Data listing
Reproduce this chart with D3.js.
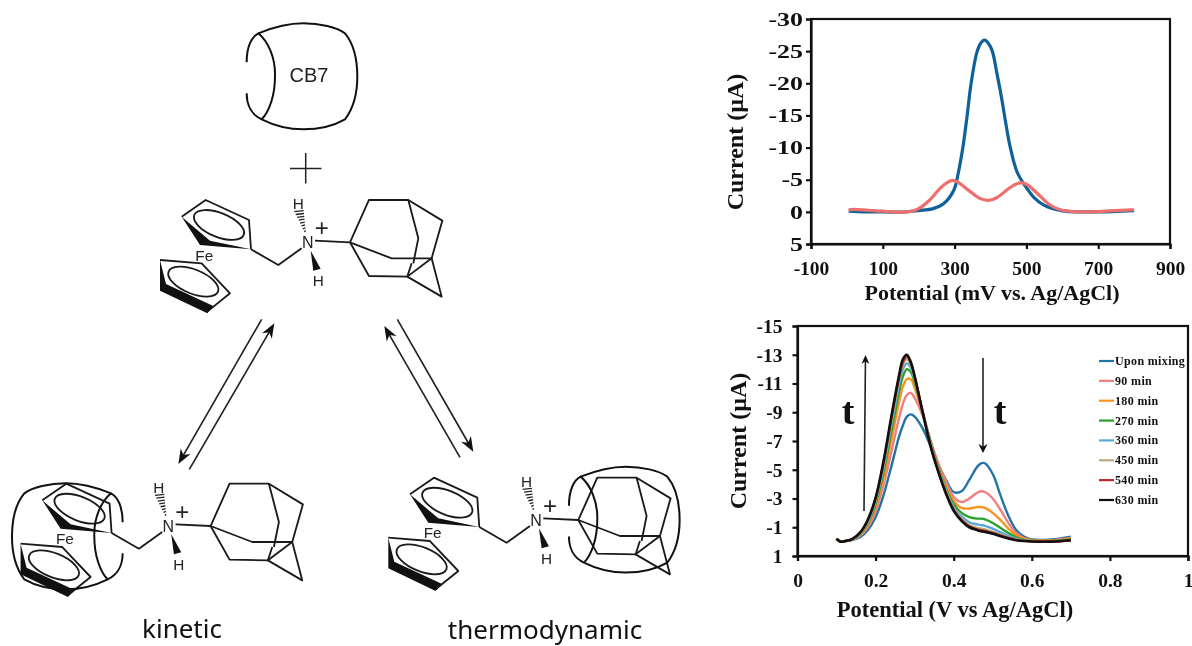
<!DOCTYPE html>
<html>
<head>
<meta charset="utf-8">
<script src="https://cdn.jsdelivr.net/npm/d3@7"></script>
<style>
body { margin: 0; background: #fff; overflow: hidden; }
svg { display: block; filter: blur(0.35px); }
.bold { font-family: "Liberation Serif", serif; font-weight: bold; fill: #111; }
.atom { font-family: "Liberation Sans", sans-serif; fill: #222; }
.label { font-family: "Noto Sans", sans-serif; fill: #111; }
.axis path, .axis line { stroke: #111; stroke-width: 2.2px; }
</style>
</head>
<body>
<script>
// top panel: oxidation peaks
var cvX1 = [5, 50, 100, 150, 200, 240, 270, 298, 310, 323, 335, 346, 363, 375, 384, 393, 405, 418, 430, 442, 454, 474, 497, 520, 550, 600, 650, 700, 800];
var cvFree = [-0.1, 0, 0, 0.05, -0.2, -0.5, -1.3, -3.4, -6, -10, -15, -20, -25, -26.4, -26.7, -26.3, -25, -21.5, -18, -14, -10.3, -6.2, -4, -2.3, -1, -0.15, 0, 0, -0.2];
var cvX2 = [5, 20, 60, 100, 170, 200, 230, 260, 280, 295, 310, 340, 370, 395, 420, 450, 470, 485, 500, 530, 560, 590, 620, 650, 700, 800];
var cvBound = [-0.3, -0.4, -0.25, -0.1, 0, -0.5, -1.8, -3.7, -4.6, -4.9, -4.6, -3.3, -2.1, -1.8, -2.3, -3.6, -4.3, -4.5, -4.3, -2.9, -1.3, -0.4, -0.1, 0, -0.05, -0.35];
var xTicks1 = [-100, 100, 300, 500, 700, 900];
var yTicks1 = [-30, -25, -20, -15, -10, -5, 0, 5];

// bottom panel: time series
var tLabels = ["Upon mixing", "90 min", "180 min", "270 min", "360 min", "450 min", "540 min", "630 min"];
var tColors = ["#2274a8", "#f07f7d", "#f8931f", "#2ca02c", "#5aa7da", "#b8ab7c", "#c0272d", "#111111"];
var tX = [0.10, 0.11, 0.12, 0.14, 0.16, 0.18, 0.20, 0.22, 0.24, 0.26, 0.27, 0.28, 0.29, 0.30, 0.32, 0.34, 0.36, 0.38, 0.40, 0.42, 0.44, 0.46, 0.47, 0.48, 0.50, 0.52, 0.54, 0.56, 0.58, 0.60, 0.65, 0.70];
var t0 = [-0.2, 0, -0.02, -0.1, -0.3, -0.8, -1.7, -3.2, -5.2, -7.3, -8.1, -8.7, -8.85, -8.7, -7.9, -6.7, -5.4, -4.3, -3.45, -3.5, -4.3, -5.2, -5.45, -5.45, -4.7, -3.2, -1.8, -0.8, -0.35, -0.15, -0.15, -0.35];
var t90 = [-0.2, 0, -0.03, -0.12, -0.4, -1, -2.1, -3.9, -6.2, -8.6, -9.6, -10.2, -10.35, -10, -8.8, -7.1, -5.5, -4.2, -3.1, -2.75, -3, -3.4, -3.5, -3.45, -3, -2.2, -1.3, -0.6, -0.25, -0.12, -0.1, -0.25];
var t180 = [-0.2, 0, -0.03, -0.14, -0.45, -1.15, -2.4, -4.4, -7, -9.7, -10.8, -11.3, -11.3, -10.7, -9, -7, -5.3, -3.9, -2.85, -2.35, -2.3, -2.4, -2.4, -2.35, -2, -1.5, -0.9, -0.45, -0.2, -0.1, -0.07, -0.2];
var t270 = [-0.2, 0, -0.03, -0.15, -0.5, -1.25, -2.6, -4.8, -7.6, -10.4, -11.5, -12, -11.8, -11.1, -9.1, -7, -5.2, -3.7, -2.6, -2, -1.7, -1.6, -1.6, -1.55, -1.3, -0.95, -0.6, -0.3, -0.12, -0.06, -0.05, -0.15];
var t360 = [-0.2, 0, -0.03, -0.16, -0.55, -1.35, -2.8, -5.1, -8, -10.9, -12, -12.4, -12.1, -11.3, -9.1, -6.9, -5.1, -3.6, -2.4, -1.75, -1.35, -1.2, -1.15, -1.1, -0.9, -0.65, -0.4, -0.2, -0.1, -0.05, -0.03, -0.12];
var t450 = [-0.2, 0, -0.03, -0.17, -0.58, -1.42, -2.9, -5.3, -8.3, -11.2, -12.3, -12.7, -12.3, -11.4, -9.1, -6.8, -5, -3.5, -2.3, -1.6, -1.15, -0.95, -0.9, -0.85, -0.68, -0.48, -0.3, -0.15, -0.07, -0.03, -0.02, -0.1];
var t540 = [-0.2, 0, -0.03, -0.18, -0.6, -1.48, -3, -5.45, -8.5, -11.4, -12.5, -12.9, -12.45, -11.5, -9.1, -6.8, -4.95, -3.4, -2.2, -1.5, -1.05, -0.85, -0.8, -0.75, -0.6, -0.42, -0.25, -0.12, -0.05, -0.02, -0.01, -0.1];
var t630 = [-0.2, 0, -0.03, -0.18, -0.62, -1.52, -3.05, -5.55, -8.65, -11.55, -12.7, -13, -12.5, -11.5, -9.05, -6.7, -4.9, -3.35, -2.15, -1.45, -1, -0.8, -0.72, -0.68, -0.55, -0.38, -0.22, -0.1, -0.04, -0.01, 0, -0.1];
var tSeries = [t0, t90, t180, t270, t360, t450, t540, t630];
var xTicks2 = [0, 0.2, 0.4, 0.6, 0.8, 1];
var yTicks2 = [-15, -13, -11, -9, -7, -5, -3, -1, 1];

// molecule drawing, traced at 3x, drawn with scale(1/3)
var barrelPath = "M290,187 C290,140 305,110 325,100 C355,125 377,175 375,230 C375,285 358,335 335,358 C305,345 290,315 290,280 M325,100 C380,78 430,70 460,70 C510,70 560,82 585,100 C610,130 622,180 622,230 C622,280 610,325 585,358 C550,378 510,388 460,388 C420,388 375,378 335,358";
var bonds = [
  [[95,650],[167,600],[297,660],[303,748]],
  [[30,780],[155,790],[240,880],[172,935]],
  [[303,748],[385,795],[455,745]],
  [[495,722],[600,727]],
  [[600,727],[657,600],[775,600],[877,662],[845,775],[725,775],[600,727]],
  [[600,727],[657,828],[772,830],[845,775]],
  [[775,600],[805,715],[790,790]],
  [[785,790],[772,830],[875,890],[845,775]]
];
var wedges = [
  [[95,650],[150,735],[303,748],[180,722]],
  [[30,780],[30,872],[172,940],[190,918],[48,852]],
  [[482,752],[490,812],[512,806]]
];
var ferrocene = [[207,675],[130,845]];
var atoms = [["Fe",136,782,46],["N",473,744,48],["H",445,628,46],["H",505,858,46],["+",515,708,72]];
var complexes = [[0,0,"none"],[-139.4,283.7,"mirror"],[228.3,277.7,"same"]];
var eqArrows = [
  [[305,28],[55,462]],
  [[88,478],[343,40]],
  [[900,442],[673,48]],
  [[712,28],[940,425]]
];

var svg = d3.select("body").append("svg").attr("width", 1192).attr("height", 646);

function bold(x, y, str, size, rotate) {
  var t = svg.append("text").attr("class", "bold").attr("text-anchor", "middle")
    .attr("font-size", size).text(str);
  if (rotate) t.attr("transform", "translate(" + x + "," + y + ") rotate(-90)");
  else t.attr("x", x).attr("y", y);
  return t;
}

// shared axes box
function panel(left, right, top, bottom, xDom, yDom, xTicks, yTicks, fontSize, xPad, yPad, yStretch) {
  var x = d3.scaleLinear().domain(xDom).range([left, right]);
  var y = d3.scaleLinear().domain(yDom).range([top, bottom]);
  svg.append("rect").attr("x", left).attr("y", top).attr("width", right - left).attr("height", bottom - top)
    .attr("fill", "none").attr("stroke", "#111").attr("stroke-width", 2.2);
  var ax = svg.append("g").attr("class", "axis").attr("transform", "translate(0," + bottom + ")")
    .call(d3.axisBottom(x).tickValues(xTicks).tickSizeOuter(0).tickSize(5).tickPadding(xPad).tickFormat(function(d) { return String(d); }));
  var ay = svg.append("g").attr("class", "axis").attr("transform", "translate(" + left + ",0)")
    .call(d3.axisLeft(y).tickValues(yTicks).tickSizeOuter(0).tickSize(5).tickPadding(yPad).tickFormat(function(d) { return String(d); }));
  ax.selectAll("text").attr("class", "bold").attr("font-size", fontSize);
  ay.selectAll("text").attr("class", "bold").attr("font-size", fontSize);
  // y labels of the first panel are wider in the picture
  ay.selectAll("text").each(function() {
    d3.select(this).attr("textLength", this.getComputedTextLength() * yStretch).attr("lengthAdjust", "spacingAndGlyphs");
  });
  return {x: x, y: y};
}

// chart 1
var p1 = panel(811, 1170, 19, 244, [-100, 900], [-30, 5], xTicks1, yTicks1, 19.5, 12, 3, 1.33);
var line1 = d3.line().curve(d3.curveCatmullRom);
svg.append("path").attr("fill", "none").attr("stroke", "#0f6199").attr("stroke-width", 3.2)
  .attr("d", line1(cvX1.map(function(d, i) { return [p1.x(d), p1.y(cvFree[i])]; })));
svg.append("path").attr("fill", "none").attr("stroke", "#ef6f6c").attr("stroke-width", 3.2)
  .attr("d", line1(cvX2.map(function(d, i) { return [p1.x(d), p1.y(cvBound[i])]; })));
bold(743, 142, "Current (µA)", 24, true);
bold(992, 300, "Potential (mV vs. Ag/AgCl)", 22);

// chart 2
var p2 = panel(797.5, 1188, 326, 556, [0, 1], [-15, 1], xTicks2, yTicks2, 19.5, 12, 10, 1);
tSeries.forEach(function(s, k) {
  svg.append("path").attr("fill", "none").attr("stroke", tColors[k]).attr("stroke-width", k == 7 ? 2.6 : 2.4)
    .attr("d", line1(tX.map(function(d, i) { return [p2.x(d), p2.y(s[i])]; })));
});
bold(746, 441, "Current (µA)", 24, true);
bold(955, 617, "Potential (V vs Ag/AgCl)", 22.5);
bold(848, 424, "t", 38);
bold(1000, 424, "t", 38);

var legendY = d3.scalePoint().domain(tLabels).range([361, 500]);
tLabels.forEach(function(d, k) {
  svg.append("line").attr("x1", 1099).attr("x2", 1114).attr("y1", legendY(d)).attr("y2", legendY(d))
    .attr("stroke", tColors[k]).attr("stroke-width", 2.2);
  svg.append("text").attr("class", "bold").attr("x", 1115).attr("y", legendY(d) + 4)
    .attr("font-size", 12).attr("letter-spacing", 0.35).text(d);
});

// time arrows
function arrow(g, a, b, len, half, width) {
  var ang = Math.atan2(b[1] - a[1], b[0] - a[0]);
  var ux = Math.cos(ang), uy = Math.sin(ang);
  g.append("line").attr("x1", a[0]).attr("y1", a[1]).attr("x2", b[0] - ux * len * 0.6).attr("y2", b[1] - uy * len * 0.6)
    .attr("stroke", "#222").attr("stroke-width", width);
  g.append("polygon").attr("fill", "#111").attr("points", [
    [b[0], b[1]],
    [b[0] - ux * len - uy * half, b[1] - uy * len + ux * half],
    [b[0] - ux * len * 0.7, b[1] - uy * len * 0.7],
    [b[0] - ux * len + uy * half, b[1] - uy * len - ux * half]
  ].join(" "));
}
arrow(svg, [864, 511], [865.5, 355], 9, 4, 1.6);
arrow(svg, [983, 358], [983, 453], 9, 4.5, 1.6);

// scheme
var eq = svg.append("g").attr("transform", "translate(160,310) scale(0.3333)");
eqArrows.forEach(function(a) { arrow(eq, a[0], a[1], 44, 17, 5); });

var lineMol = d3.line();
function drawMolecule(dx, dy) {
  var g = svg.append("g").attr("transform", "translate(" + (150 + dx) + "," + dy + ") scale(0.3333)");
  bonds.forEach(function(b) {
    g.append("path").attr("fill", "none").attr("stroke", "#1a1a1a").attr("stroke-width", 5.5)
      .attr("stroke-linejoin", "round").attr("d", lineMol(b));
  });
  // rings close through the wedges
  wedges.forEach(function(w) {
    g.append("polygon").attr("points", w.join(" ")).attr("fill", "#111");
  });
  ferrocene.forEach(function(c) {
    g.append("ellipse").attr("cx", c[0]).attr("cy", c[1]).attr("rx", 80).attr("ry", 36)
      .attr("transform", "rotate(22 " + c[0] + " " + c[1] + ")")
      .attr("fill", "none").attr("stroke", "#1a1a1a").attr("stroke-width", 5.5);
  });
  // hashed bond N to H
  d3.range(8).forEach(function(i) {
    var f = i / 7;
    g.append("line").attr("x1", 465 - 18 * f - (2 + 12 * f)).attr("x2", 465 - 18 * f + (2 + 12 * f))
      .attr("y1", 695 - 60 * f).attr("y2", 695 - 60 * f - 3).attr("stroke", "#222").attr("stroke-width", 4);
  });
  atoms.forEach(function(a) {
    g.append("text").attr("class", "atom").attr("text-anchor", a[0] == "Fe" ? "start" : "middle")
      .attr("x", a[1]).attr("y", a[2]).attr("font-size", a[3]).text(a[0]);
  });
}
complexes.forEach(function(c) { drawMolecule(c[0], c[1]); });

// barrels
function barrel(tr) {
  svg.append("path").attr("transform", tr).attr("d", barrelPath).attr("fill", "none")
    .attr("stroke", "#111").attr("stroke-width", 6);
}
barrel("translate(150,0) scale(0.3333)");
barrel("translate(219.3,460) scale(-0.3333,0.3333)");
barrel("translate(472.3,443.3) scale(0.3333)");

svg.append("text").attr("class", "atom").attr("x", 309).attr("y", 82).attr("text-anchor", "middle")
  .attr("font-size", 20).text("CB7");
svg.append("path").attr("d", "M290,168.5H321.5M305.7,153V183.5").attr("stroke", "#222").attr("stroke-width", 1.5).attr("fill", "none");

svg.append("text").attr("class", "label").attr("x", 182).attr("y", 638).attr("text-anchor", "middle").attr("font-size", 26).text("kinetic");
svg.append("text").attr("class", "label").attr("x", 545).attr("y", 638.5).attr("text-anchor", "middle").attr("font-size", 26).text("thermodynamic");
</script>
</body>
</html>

---

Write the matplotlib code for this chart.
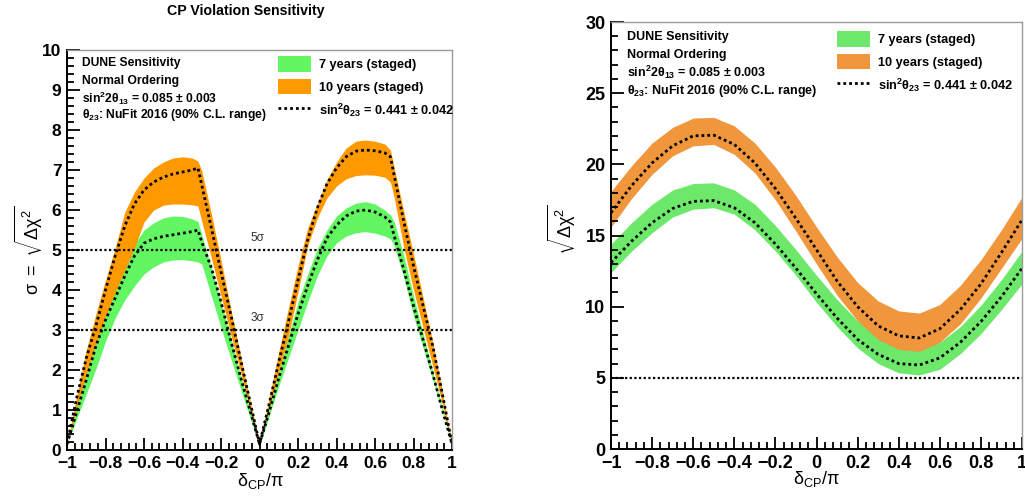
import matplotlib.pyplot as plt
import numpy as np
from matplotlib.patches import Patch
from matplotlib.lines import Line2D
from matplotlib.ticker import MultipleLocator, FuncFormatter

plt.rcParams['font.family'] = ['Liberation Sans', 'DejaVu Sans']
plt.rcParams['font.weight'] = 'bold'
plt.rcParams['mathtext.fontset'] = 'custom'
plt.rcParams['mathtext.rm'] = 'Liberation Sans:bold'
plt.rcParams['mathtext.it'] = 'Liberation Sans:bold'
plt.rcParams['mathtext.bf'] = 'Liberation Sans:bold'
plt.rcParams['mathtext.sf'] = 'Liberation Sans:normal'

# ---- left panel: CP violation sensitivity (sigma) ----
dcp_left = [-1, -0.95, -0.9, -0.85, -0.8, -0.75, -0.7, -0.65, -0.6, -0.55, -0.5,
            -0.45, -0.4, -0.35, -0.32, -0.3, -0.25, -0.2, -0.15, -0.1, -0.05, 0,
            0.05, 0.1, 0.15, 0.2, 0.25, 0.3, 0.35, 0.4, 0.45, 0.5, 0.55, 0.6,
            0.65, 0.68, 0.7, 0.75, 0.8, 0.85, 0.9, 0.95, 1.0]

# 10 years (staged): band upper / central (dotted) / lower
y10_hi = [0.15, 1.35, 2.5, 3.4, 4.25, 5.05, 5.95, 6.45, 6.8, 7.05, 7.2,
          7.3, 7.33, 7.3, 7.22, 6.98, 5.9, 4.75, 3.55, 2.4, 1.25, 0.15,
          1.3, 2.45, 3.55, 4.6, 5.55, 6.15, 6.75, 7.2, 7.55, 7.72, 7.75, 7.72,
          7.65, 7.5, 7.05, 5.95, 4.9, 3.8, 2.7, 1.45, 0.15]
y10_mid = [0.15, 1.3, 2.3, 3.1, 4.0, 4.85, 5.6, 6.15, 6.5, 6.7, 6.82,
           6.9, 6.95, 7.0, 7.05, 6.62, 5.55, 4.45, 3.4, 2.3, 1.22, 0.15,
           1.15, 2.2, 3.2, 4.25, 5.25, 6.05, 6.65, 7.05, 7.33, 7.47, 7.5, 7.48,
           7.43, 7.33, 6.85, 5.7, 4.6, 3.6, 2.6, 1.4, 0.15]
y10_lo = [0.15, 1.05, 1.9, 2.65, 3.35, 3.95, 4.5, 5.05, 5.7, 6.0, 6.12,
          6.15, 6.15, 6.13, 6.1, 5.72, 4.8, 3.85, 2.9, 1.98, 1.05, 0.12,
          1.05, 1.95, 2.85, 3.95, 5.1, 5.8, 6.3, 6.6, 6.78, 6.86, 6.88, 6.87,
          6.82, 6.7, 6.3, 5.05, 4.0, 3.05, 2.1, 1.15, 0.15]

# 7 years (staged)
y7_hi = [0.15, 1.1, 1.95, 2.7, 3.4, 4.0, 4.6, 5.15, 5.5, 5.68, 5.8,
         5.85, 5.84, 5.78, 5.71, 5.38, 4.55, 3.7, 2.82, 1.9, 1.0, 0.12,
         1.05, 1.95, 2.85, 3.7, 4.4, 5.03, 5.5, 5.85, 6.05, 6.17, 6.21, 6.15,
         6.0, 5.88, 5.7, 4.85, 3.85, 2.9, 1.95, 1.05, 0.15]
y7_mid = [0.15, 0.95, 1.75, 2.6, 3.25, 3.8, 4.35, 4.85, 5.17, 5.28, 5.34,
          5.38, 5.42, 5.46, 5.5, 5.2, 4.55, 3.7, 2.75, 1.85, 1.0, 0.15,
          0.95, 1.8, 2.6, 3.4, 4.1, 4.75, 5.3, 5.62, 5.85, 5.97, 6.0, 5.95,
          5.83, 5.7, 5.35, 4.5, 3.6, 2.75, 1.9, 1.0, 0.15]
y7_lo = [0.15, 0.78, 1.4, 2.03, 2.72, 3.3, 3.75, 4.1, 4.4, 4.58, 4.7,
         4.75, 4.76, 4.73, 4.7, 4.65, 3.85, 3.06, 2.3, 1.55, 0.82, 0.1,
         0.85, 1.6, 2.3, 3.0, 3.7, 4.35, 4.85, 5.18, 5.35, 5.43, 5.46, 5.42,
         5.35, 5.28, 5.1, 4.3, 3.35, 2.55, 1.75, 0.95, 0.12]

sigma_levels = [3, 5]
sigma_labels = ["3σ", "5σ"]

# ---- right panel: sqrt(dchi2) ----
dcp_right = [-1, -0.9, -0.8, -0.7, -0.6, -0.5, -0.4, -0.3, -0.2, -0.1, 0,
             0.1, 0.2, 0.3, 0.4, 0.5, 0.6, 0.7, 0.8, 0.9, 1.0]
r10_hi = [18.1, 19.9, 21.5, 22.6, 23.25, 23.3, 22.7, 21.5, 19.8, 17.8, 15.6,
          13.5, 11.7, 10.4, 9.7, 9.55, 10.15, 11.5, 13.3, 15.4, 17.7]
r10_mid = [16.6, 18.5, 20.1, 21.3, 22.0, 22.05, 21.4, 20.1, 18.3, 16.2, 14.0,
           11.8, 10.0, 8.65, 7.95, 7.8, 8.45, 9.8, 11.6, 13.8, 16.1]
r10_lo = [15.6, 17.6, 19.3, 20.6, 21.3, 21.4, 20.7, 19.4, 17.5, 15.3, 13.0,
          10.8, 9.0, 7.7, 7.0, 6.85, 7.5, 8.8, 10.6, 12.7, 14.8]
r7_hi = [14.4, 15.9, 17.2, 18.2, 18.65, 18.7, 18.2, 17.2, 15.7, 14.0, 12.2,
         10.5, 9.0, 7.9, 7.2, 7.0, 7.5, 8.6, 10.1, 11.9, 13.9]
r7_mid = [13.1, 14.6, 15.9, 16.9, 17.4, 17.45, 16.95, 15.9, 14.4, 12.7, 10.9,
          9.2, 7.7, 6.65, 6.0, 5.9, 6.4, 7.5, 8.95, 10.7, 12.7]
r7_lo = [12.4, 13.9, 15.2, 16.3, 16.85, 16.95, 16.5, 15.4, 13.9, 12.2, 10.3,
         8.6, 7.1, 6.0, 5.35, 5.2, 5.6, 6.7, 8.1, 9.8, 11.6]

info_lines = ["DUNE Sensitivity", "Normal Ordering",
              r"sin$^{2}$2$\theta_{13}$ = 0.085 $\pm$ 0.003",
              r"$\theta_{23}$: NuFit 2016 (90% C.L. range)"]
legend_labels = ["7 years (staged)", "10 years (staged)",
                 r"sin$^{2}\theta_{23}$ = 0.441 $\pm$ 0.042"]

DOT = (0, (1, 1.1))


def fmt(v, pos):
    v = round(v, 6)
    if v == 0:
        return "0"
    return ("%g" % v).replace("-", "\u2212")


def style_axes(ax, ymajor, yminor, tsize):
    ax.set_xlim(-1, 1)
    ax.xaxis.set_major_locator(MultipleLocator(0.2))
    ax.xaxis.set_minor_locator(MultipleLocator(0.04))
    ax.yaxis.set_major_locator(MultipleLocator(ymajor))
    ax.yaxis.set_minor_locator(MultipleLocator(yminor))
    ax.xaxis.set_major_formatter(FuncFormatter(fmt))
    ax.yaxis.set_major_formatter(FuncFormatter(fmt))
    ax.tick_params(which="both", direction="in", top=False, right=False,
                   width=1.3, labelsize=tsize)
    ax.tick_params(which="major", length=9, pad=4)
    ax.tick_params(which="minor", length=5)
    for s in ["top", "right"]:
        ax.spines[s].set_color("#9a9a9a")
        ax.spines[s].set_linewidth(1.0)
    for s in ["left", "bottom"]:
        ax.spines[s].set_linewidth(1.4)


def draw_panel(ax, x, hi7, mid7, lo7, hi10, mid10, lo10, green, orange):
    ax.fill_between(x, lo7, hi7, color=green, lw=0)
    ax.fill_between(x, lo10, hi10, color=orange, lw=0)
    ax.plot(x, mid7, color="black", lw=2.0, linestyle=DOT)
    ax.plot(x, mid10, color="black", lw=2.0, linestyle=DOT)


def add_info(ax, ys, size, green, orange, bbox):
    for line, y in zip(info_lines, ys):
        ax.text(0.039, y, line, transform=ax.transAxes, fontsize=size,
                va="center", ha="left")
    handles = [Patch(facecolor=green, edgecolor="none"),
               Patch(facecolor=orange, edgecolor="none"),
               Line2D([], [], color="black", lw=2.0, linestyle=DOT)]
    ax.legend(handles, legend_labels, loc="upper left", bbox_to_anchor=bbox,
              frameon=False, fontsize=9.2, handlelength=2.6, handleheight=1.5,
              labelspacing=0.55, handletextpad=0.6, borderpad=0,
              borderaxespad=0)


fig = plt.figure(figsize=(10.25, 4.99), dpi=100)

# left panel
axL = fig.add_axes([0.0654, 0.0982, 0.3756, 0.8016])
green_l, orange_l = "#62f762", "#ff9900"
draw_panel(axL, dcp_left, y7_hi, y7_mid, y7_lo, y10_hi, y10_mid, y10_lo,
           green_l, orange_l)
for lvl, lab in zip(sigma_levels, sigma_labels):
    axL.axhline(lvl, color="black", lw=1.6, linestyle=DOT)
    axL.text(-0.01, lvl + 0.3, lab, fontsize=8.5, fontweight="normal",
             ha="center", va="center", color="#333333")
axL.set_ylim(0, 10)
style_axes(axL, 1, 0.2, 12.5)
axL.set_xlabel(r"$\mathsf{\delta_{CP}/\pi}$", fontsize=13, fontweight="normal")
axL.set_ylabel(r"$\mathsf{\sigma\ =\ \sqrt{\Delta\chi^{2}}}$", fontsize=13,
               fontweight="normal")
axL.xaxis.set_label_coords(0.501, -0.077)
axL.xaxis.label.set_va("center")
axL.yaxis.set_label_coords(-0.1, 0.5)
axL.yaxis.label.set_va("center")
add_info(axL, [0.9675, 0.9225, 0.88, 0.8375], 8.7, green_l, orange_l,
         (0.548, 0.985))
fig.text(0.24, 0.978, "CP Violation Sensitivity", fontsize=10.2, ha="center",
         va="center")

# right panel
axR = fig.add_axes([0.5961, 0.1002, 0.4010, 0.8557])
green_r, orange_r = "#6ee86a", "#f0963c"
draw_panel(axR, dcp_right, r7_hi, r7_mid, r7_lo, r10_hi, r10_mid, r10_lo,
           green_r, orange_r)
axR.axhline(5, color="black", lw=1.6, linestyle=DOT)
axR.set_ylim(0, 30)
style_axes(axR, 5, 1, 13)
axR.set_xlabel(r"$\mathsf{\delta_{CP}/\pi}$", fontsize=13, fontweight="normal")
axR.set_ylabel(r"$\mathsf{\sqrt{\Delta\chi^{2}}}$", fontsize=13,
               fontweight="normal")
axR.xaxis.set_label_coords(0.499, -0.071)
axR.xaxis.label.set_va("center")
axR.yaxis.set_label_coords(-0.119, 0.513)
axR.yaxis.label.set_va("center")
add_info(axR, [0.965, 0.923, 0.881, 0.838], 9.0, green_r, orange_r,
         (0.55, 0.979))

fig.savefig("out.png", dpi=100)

# Work to be completed
All lines holding the word "this" should be picked out and copied.

# Response to the task
Reproduce this chart with D3.js.
    d3.select(this).attr("textLength", this.getComputedTextLength() * yStretch).attr("lengthAdjust", "spacingAndGlyphs");
Write the matplotlib code for this chart.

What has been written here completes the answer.